[Rows from a dataset of charts and code]
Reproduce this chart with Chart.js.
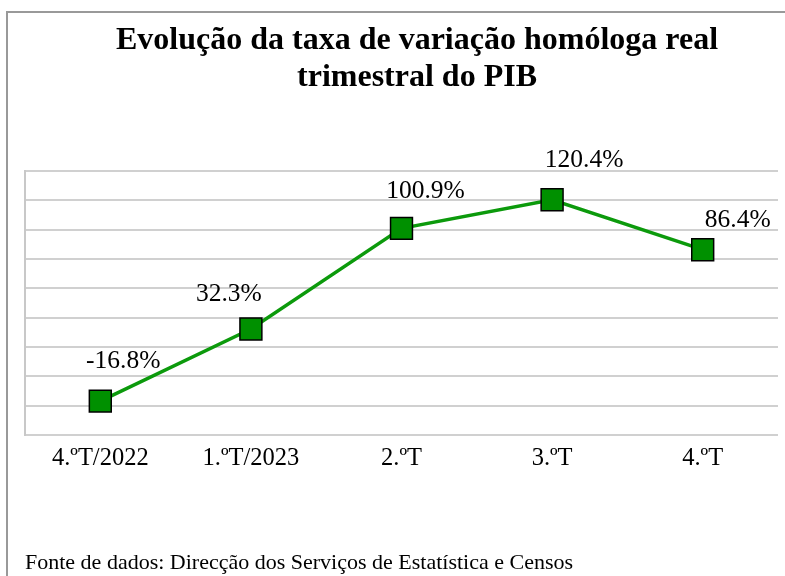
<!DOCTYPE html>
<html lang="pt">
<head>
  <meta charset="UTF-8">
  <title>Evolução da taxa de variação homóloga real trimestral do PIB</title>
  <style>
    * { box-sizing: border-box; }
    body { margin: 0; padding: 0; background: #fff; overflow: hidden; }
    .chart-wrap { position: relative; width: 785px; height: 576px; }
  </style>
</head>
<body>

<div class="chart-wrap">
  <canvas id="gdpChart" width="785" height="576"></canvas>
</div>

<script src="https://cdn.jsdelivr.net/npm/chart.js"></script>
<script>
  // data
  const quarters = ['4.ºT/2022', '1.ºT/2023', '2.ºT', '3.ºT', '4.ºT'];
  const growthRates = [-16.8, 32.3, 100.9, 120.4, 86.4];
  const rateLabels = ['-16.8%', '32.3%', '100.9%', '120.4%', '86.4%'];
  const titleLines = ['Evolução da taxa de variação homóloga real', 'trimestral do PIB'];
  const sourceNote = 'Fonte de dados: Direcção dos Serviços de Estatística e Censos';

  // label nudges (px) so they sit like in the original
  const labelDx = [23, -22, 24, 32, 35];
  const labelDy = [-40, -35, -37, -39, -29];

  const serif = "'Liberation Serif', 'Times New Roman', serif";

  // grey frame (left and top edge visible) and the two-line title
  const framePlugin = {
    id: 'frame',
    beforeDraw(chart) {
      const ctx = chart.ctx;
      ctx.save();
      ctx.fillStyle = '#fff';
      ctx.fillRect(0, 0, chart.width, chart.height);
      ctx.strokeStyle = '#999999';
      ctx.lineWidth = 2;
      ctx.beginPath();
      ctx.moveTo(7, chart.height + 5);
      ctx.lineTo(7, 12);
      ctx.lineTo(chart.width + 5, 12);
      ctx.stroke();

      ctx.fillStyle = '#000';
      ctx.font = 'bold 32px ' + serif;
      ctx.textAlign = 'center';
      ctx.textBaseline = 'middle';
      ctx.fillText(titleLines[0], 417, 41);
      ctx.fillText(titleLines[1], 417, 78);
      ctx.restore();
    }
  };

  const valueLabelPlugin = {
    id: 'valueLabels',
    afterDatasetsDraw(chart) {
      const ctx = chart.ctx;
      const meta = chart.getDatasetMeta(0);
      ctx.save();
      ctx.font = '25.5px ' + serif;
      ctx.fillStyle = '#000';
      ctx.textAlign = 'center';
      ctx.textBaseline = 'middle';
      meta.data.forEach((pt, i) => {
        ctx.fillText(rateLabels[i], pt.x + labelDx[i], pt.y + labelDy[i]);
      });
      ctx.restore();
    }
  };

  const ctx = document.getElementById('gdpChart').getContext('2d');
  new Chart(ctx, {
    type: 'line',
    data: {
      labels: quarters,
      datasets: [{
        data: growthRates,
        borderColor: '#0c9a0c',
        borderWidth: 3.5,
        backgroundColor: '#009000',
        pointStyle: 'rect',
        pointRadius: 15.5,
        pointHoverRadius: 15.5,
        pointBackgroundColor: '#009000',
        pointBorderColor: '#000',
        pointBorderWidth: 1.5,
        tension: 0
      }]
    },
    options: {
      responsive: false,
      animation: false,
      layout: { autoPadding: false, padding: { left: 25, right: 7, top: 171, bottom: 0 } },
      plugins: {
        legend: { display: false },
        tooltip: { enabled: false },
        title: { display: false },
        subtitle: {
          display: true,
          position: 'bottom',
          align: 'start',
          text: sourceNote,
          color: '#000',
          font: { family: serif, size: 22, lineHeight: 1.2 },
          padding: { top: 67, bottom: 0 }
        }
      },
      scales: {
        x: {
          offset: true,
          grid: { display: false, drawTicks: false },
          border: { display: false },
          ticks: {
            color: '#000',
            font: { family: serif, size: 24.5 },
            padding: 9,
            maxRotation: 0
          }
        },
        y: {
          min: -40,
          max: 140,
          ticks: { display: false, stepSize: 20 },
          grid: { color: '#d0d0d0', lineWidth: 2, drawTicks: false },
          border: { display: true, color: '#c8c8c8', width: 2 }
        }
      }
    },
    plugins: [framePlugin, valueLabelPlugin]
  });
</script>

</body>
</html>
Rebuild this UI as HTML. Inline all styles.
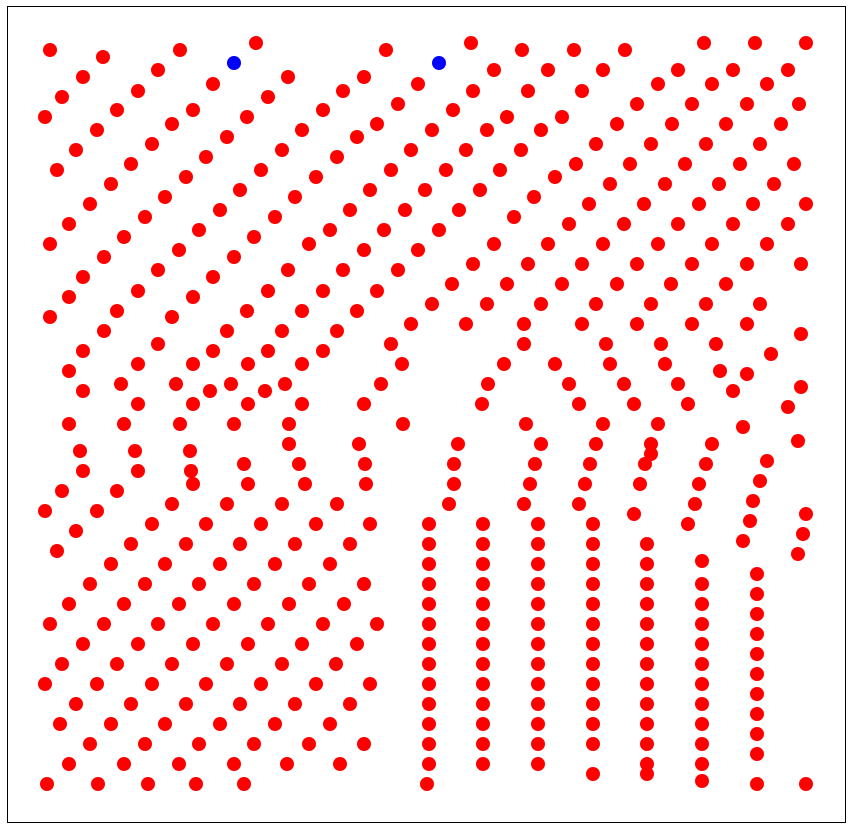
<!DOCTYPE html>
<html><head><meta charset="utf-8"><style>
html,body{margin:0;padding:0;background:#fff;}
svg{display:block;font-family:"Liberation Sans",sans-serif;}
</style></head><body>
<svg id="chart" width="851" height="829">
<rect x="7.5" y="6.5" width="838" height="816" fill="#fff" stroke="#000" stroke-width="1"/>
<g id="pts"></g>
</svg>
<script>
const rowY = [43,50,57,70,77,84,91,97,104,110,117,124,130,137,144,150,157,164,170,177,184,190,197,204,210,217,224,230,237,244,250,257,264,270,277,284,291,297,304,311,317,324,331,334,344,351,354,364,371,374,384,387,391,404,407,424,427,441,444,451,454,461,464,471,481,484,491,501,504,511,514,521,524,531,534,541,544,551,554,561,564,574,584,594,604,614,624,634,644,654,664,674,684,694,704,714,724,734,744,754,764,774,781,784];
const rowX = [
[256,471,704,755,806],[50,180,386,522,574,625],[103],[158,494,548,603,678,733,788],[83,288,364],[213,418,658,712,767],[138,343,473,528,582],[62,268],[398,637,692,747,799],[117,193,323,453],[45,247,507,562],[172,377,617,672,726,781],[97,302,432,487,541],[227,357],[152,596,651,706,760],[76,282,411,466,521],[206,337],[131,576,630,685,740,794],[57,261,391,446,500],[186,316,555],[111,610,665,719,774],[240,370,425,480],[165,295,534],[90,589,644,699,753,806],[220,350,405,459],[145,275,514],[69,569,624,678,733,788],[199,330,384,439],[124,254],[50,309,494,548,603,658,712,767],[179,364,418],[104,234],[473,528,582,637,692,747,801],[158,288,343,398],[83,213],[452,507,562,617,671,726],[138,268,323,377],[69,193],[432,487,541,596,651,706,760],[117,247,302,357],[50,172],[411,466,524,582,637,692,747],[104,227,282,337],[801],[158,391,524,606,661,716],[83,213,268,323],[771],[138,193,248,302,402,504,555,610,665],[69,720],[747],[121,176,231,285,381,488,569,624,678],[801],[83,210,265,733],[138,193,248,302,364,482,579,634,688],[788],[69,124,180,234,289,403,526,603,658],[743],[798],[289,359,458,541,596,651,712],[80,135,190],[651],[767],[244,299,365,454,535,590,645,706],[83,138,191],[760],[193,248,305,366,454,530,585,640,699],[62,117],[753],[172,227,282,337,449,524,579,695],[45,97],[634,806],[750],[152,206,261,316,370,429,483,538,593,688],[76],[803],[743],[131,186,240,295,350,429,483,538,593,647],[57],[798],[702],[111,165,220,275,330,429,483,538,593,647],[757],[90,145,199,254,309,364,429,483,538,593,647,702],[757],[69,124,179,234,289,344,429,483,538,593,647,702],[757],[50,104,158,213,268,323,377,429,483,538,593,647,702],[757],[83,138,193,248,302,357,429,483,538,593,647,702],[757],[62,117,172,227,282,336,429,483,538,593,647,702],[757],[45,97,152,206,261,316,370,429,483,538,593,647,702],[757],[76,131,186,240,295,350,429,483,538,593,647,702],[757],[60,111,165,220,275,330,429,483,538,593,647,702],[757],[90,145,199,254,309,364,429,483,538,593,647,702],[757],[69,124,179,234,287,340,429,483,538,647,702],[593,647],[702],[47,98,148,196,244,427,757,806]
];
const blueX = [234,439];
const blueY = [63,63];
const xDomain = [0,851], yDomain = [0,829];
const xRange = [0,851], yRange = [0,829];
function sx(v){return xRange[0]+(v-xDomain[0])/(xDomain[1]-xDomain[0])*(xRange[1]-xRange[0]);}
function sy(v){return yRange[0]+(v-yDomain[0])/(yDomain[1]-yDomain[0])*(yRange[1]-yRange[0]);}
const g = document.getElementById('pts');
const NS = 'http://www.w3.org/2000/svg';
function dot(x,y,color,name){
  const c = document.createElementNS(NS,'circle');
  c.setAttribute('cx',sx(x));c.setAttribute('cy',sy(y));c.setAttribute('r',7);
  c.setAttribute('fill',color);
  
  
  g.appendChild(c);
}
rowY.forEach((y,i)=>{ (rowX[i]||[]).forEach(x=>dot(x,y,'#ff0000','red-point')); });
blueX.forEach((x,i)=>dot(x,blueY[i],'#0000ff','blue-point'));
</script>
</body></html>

Written exercise – From the records, copy every line that has the string "this" in it.

Written answer –
Reproduce this chart with Chart.js.
Rebuild this UI as HTML. Inline all styles.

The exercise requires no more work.